The third Workers’ Olympics had a special significance because Spaniards were present while in their homeland republicans and leftists were trying to repel Franco’s coup. Thousands welcomed the Spanish delegation with shouts of “No pasaran!”. “Against war and dictatorship, for work, freedom and democracy” was the slogan of the last Workers’ Olympics. However, the fact that communists and social democrats had also come together in Antwerp as a result of the new policy of the “People’s Front” was no longer of any help: on 1 April the fascists had also won in Spain — not least thanks to German military aid.
Carrying on the fire: CSIT World Sports Games
The International Workers and Amateurs in Sports Confederation (CSIT) is the successor organisation to the Socialist Workers’ Sports International, which collapsed at the beginning of the Second World War.
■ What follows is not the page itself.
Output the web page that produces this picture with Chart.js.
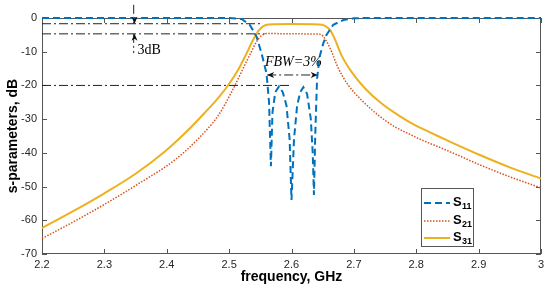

It is an umbrella organisation to which more than 80 organisations from over sixty countries around the world belong. One of them is the RKB “Solidarität” Deutschland 1896 e. V., the adult association of the Solijugend. The Dutch NCS, a long-standing partner of our International Youth Meetings, is also a member.
In 1986, the CSIT was recognised by the International Olympic Committee and has its headquarters in Vienna. In 2008, the CSIT organised the “World Sports Games” in Rimini (Italy) for the first time. The largest mass sports event in the world is in the tradition of the Workers’ Olympics — it is also and above all about cultural exchange and cross-border friendships.
Members of the Solijugend will take part in the World Sports Games for the first time in 2023, as the RKB Solidarität will send a specially formed national team in roller figure skating, which will travel to Emiglia Romagna (Italy) from 5 to 10 September. It consists of about two dozen athletes, a four-member coaching team and a delegation leader.
For the eighth edition of the “World Sports Games”, the CSIT expects about 5000 athletes of all ages, 1000 relatives and friends and more than ten thousand spectators. Tolerance and respect, fair play, integration and inclusion, in short democracy and solidarity are the values that are lived out at the World Sports Games.